Begitulah yang terus berkecamuk dalam kepala saya ketika Mbak Wiwik dan Bu Siti melangkah keluar dari kelas. Meninggalkan saya Bersama anak-anak yang memandang saya di depan kelas dengan pandangan yang tak pernah bisa saya cerna dan jelaskan bagaimana.
Bukan apa-apa. Saya sedang sibuk dengan diri saya sendiri. Sibuk menata hati juga mempertahankan diri agar tidak pingsang di depan kelas. Enggak lucu pastinya, tiba-tiba calon guru mereka kemudian pingsan di depan kelas.
Terus, alasannya karena gugup dan grogi habis-habisan. Enggak…pasti enggak keren sama sekali. Sehingga saya berusaha untuk menenangkan diri, kemudian mengenalkan diri saya siapa. Meski, jujur saja, saat itu saya bahkan mempertanyakan, Who am I?
Mencoba untuk berkenalan dengan suara terpatah-patah dan terdengar seakan saya ingin menangis. Karena, memang saya tak bohong, mata saya sudah sedikit berkaca-kaca karena saya benar-benar tak sanggup berbicara di depan kelas seperti ini.
Mengenalkan pada saya tentang kenapa fotografi menjadi pilihan saya sebagai hobi. Sambil berbicara tentang impian saya untuk merekam kenangan dari tempat-tempat yang pernah saya tapaki.
Kemudian, sedikit menyematkan kutipan yang saya dapat dari guru saya saat mengikuti workshop fotografi bersama Kelas Blogger.
“Foto yang bagus adalah foto yang tidak disimpan sendiri. Dan foto yang jelek adalah foto yang disimpan sendiri tanpa diketahui orang lain.”

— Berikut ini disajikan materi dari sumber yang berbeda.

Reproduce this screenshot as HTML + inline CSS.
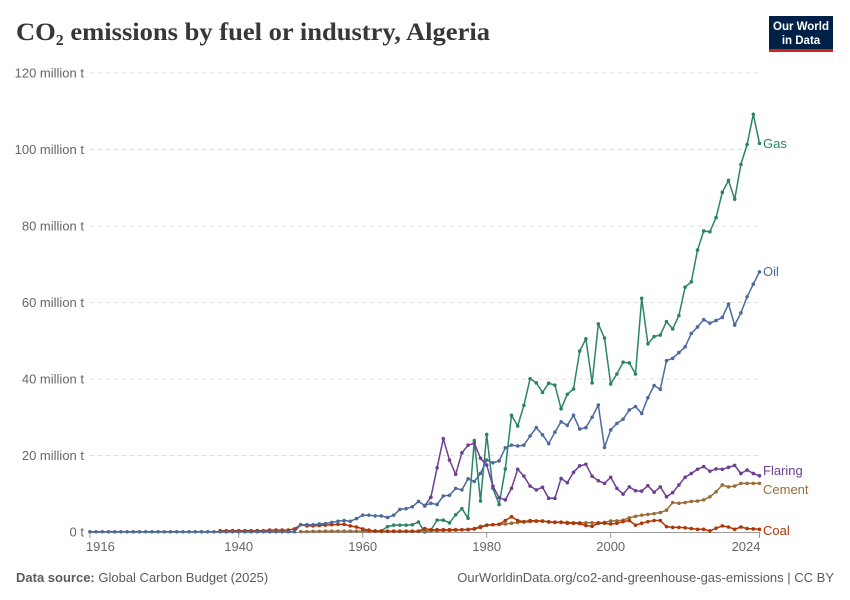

Maksudnya, biar saya agak sedikit terlihat keren. Meski, saya jujur dari hati, saat itu saya enggak merasa bahwa saya keren setelah saya menyampaikan kutipan tersebut. Astaga, saya benar-benar enggak tahu harus berbuat apa. Karena, sibuk memikirkan saya harus mengajarkan apa? Harus bagaimana caranya mengajar? Sungguh, saat itu saya benar-benar sibuk dengan pikiran saya sendiri.

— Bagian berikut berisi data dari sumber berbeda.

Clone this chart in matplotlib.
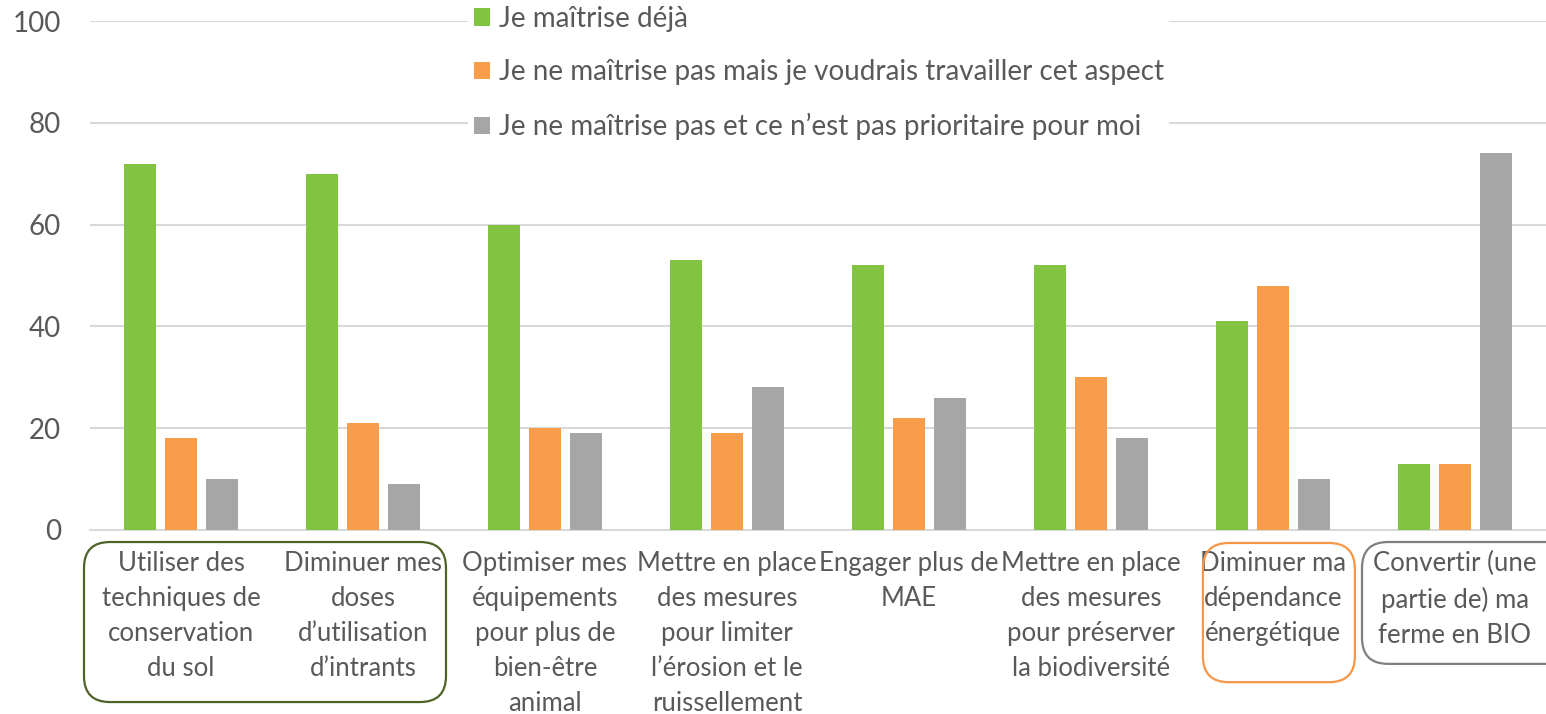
import numpy as np
import matplotlib
matplotlib.use("Agg")
from matplotlib import pyplot as plt
from matplotlib.patches import FancyBboxPatch
from matplotlib.transforms import IdentityTransform

# data
categories = [
    "Utiliser des\ntechniques de\nconservation\ndu sol",
    "Diminuer mes\ndoses\nd\u2019utilisation\nd\u2019intrants",
    "Optimiser mes\n\u00e9quipements\npour plus de\nbien-\u00eatre\nanimal",
    "Mettre en place\ndes mesures\npour limiter\nl\u2019\u00e9rosion et le\nruissellement",
    "Engager plus de\nMAE",
    "Mettre en place\ndes mesures\npour pr\u00e9server\nla biodiversit\u00e9",
    "Diminuer ma\nd\u00e9pendance\n\u00e9nerg\u00e9tique",
    "Convertir (une\npartie de) ma\nferme en BIO",
]
maitrise = [72, 70, 60, 53, 52, 52, 41, 13]
voudrais = [18, 21, 20, 19, 22, 30, 48, 13]
pas_prioritaire = [10, 9, 19, 28, 26, 18, 10, 74]
series_names = [
    "Je ma\u00eetrise d\u00e9j\u00e0",
    "Je ne ma\u00eetrise pas mais je voudrais travailler cet aspect",
    "Je ne ma\u00eetrise pas et ce n\u2019est pas prioritaire pour moi",
]

colors = ['#82c341', '#f99d4a', '#a6a6a6']
txt_col = '#595959'
grid_col = '#d9d9d9'

plt.rcParams['font.family'] = ['Lato', 'DejaVu Sans']

fig = plt.figure(figsize=(15.46, 7.14), dpi=100)
ax = fig.add_axes([90 / 1546, 184 / 714, 1456 / 1546, 509 / 714])

x = np.arange(len(categories))
bw = 0.176
off = 0.223
b1 = ax.bar(x - off, maitrise, bw, color=colors[0], label=series_names[0], zorder=3)
b2 = ax.bar(x, voudrais, bw, color=colors[1], label=series_names[1], zorder=3)
b3 = ax.bar(x + off, pas_prioritaire, bw, color=colors[2], label=series_names[2], zorder=3)

ax.set_xlim(-0.5, len(categories) - 0.5)
ax.set_ylim(0, 100)
ax.set_yticks([0, 20, 40, 60, 80, 100])
ax.yaxis.grid(True, color=grid_col, linewidth=1.5, zorder=0)
ax.set_axisbelow(True)
for s in ['top', 'right', 'left']:
    ax.spines[s].set_visible(False)
ax.spines['bottom'].set_color(grid_col)
ax.spines['bottom'].set_linewidth(1.5)
ax.tick_params(axis='y', length=0, labelsize=20, labelcolor=txt_col, pad=21)
ax.tick_params(axis='x', length=0, labelsize=18.5, labelcolor=txt_col, pad=15)
ax.set_xticks(x)
ax.set_xticklabels(categories, linespacing=1.5, va='top')

leg = fig.legend(loc='upper left', bbox_to_anchor=(468 / 1546, 1.0),
                 fontsize=20, frameon=True, framealpha=1, edgecolor='none',
                 facecolor='white', handlelength=0.6, handleheight=0.6,
                 handletextpad=0.3, labelspacing=1.0, borderpad=0.2,
                 borderaxespad=0, fancybox=False)
for t in leg.get_texts():
    t.set_color(txt_col)

# rounded boxes around category labels
fig.canvas.draw()


def add_box(x0, x1, y0, y1, col):
    # x in category units, y in axes fraction
    p0 = ax.transData.transform((x0, 0))
    p1 = ax.transData.transform((x1, 0))
    ya = ax.transAxes.transform((0, y0))[1]
    yb = ax.transAxes.transform((0, y1))[1]
    box = FancyBboxPatch((p0[0], yb), p1[0] - p0[0], ya - yb,
                         boxstyle="round,pad=0,rounding_size=26",
                         transform=IdentityTransform(), facecolor='none',
                         edgecolor=col, linewidth=1.6, clip_on=False)
    fig.add_artist(box)


add_box(-0.533, 1.456, -0.0236, -0.338, '#4f6228')
add_box(5.615, 6.45, -0.0255, -0.299, '#f79646')
add_box(6.489, 8.2, -0.0236, -0.263, '#7f7f7f')

fig.savefig('out.png', dpi=100)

Tak lama kemudian, setelah waktu kelas berakhir selama satu jam setengah, saya entah takt ahu berbicara apa. Bahkan, sampai sekarang saya lupa berbicara apa saja di depan kelas. Yang teringat hanya kenangan betapa grogi dan sakit perut saya karena ulah pikiran saya sendiri.
Kelas usai, saya mendapat pesan dari Mbak Wik untuk merapat ke ruang Kepala Sekolah. Di dalam ruangan, Bu Siti sudah menanti. Kami terlibat obrolan yang membuat saya tambah gemetar.
Membahas tentang betapa berterima kasihnya Bu Siti karena saya mau mengajar di sana. Kemudian, mendengarkan pengalaman Mbak Wiwik selama mengajar kelas ekstrakurikurer jurnalis. Sungguh, saya merasa saat itu adalah mimpi. Tapi, sayangnya saya enggak bisa bangun-bangun lagi, karena saya sudah bangun dan sadar.
Mengingat kenangan ini saya jadi penasaran, pernahkah pembaca mengalami sendiri bagaimana rasanya ketika harus melangkah dari zona nyaman untuk pertama kali?